Exploring the Different Sources of Down Payment for Buying Residential Real Estate
When buying residential real estate in Canada, one of the biggest expenses is the down payment. While the minimum down payment required for most properties is 5%, many buyers aim for a higher down payment to reduce their monthly mortgage payments and obtain a lower interest rate. However, coming up with a large down payment can be challenging, and many buyers wonder where they can get the funds. Here are some different sources of down payment when buying residential real estate in Canada:
The most common source of down payment for homebuyers is personal savings. This can include money that has been saved in a savings account, a registered retirement savings plan (RRSP), or a tax-free savings account (TFSA). Using personal savings for a down payment is advantageous because it doesn't require any additional borrowing or interest charges.

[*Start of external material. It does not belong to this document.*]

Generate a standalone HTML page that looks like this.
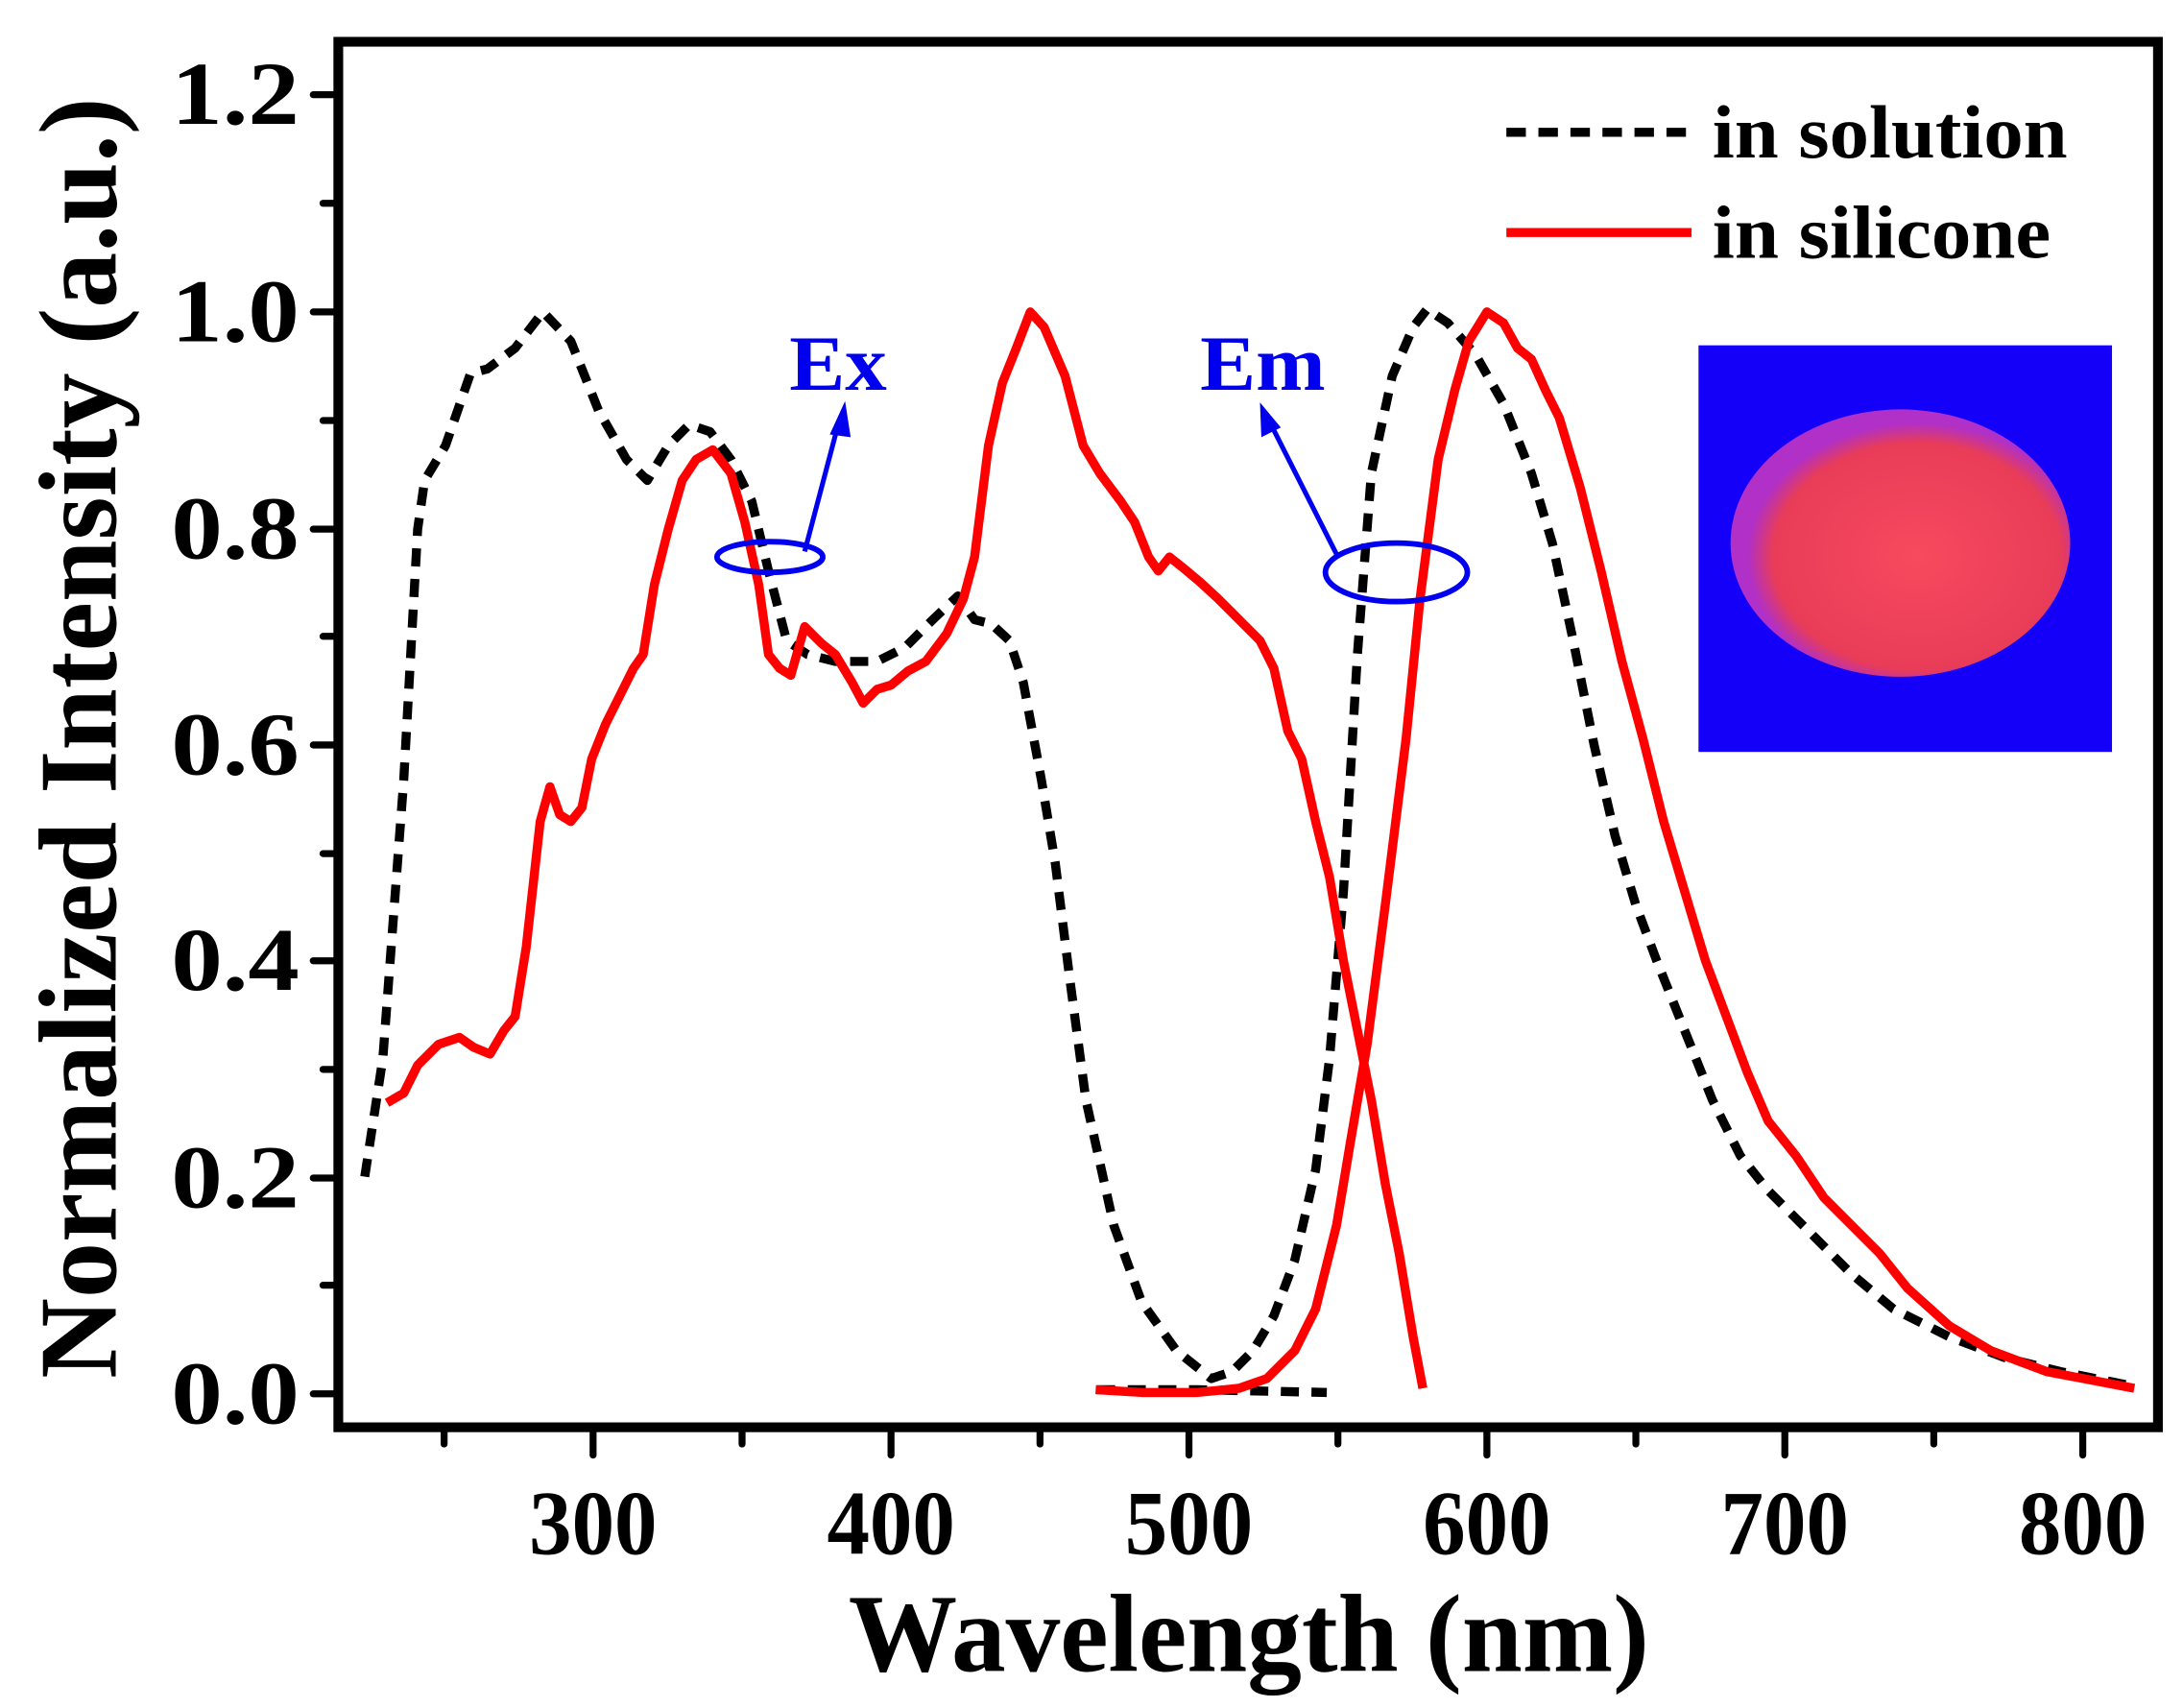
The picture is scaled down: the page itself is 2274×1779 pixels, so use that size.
<!DOCTYPE html>
<html><head><style>html,body{margin:0;padding:0;background:#fff}svg{display:block}</style></head>
<body>
<svg width="2274" height="1779" viewBox="0 0 1568 1226.6" preserveAspectRatio="none" xmlns="http://www.w3.org/2000/svg" font-family="Liberation Serif, serif" font-weight="bold">
<defs><radialGradient id="g" cx="0.55" cy="0.55" r="0.5"><stop offset="0" stop-color="#f84a5e"/><stop offset="0.85" stop-color="#e83c58"/><stop offset="1" stop-color="#b030c8"/></radialGradient></defs>
<rect x="1220" y="248" width="297" height="292" fill="#1400f8"/>
<ellipse cx="1365" cy="390" rx="122" ry="96" fill="url(#g)"/>
<rect x="243" y="30" width="1307" height="995" fill="none" stroke="#000" stroke-width="7"/>
<g stroke="#000" stroke-width="5" stroke-linecap="round">
<line x1="225" y1="1001" x2="243" y2="1001"/><line x1="225" y1="846" x2="243" y2="846"/><line x1="225" y1="690" x2="243" y2="690"/><line x1="225" y1="535" x2="243" y2="535"/><line x1="225" y1="380" x2="243" y2="380"/><line x1="225" y1="224" x2="243" y2="224"/><line x1="225" y1="68" x2="243" y2="68"/>
<line x1="232" y1="923" x2="243" y2="923"/><line x1="232" y1="768" x2="243" y2="768"/><line x1="232" y1="613" x2="243" y2="613"/><line x1="232" y1="457" x2="243" y2="457"/><line x1="232" y1="302" x2="243" y2="302"/><line x1="232" y1="146" x2="243" y2="146"/>
<line x1="426" y1="1025" x2="426" y2="1045"/><line x1="640" y1="1025" x2="640" y2="1045"/><line x1="854" y1="1025" x2="854" y2="1045"/><line x1="1068" y1="1025" x2="1068" y2="1045"/><line x1="1282" y1="1025" x2="1282" y2="1045"/><line x1="1496" y1="1025" x2="1496" y2="1045"/>
<line x1="319" y1="1025" x2="319" y2="1037"/><line x1="533" y1="1025" x2="533" y2="1037"/><line x1="747" y1="1025" x2="747" y2="1037"/><line x1="961" y1="1025" x2="961" y2="1037"/><line x1="1175" y1="1025" x2="1175" y2="1037"/><line x1="1389" y1="1025" x2="1389" y2="1037"/>
</g>
<g font-size="64" text-anchor="end">
<text x="215" y="1022" textLength="92" lengthAdjust="spacingAndGlyphs">0.0</text>
<text x="215" y="867" textLength="92" lengthAdjust="spacingAndGlyphs">0.2</text>
<text x="215" y="711" textLength="92" lengthAdjust="spacingAndGlyphs">0.4</text>
<text x="215" y="556" textLength="92" lengthAdjust="spacingAndGlyphs">0.6</text>
<text x="215" y="401" textLength="92" lengthAdjust="spacingAndGlyphs">0.8</text>
<text x="215" y="245" textLength="92" lengthAdjust="spacingAndGlyphs">1.0</text>
<text x="215" y="89" textLength="92" lengthAdjust="spacingAndGlyphs">1.2</text>
</g>
<g font-size="66" text-anchor="middle">
<text x="426" y="1116" textLength="92" lengthAdjust="spacingAndGlyphs">300</text>
<text x="640" y="1116" textLength="92" lengthAdjust="spacingAndGlyphs">400</text>
<text x="854" y="1116" textLength="92" lengthAdjust="spacingAndGlyphs">500</text>
<text x="1068" y="1116" textLength="92" lengthAdjust="spacingAndGlyphs">600</text>
<text x="1282" y="1116" textLength="92" lengthAdjust="spacingAndGlyphs">700</text>
<text x="1496" y="1116" textLength="92" lengthAdjust="spacingAndGlyphs">800</text>
</g>
<text x="897" y="1200" font-size="80" text-anchor="middle" textLength="575" lengthAdjust="spacingAndGlyphs">Wavelength (nm)</text>
<text transform="translate(83,530) rotate(-90)" font-size="80" text-anchor="middle" textLength="920" lengthAdjust="spacingAndGlyphs">Normalized Intensity (a.u.)</text>
<line x1="1082" y1="95" x2="1215" y2="95" stroke="#000" stroke-width="6.5" stroke-dasharray="14,9"/>
<line x1="1082" y1="167" x2="1215" y2="167" stroke="#f00" stroke-width="6.5"/>
<text x="1230" y="113" font-size="54" textLength="255" lengthAdjust="spacingAndGlyphs">in solution</text>
<text x="1230" y="185" font-size="54" textLength="243" lengthAdjust="spacingAndGlyphs">in silicone</text>
<g fill="none" stroke-width="6.5" stroke-linejoin="round">
<polyline stroke="#000" stroke-dasharray="13,9" points="262,845 275,760 290,560 300,380 305,345 320,320 338,268 350,265 370,250 390,224 410,245 430,295 450,330 465,345 480,320 495,305 510,310 525,330 540,360 552,410 565,460 580,470 600,475 630,475 650,465 670,445 688,428 700,445 712,448 725,460 735,490 748,560 758,620 768,700 780,790 800,880 820,935 845,970 870,990 885,985 900,970 915,945 930,905 945,840 955,760 965,640 975,470 985,340 1000,270 1015,235 1025,222 1040,232 1060,255 1080,290 1100,340 1115,390 1130,460 1145,535 1160,600 1175,650 1190,690 1210,740 1230,790 1250,830 1270,855 1300,885 1330,915 1360,940 1400,960 1440,975 1480,985 1530,995"/>
<polyline stroke="#000" stroke-dasharray="13,9" points="788,998 860,998 953,1000"/>
<polyline stroke="#f00" points="278,792 290,785 300,765 315,750 330,745 340,752 352,757 362,740 370,730 378,680 388,590 395,565 402,585 410,590 418,580 425,545 435,520 445,500 455,480 462,470 470,420 480,380 490,345 500,330 512,323 525,340 535,375 545,420 552,470 560,480 568,485 578,450 590,462 600,470 612,490 620,505 630,495 640,492 652,482 665,475 680,455 692,430 700,400 710,320 720,275 730,250 740,224 750,235 765,270 778,320 790,340 805,360 815,375 825,400 832,410 840,400 850,408 862,418 875,430 890,445 905,460 915,480 925,525 935,545 945,590 955,630 965,690 975,740 985,790 995,850 1005,900 1015,960 1022,997"/>
<polyline stroke="#f00" points="787,998 820,1000 860,1000 890,997 910,990 930,970 945,940 960,880 970,820 982,750 995,650 1010,530 1020,430 1033,330 1045,280 1055,245 1068,224 1080,232 1090,250 1100,258 1110,280 1120,300 1135,350 1150,410 1165,475 1180,530 1195,590 1210,640 1225,690 1240,730 1255,770 1270,805 1290,830 1310,860 1330,880 1350,900 1370,925 1400,952 1430,970 1470,985 1533,997"/>
</g>
<g fill="#0000ee" stroke="#0000ee">
<ellipse cx="553" cy="400" rx="38" ry="11" fill="none" stroke-width="4"/>
<ellipse cx="1003" cy="411" rx="51" ry="21" fill="none" stroke-width="4"/>
<line x1="578" y1="396" x2="602" y2="305" stroke-width="3.5"/>
<polygon points="607,288 596,312 611,314" stroke="none"/>
<line x1="960" y1="398" x2="913" y2="305" stroke-width="3.5"/>
<polygon points="905,289 906,314 920,307" stroke="none"/>
</g>
<text x="567" y="280" font-size="56" fill="#0000ee" textLength="70" lengthAdjust="spacingAndGlyphs">Ex</text>
<text x="862" y="280" font-size="56" fill="#0000ee" textLength="90" lengthAdjust="spacingAndGlyphs">Em</text>
</svg>
</body></html>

Another source of down payment for homebuyers is gifted funds. This is when a family member or friend provides funds to help with the down payment. Gifted funds are acceptable to most lenders, as long as they are accompanied by a signed gift letter and proof that the funds have been transferred to the buyer's account.
There are several homebuyer programs available in Canada that can provide financial assistance with the down payment. For example, the Home Buyers' Plan (HBP) allows first-time homebuyers to withdraw up to $35,000 from their RRSP to use as a down payment. The First-Time Home Buyer Incentive (FTHBI) provides shared equity mortgages to first-time homebuyers, allowing them to reduce their monthly mortgage payments.
Some buyers may choose to take out a personal loan to use as a down payment. However, this can be risky, as it adds to the overall debt load and increases the monthly expenses. Personal loans also typically come with higher interest rates than a mortgage, which can result in higher overall borrowing costs.
Sale of Assets
Finally, some buyers may choose to sell assets, such as stocks or other investments, to raise funds for a down payment. This can be a good option for those with substantial assets but limited cash reserves. However, it's important to consider the tax implications and potential capital gains when selling assets.
In conclusion, there are several different sources of down payment when buying residential real estate in Canada. Personal savings and gifted funds are the most common options, while homebuyer programs and the sale of assets can provide additional financial assistance.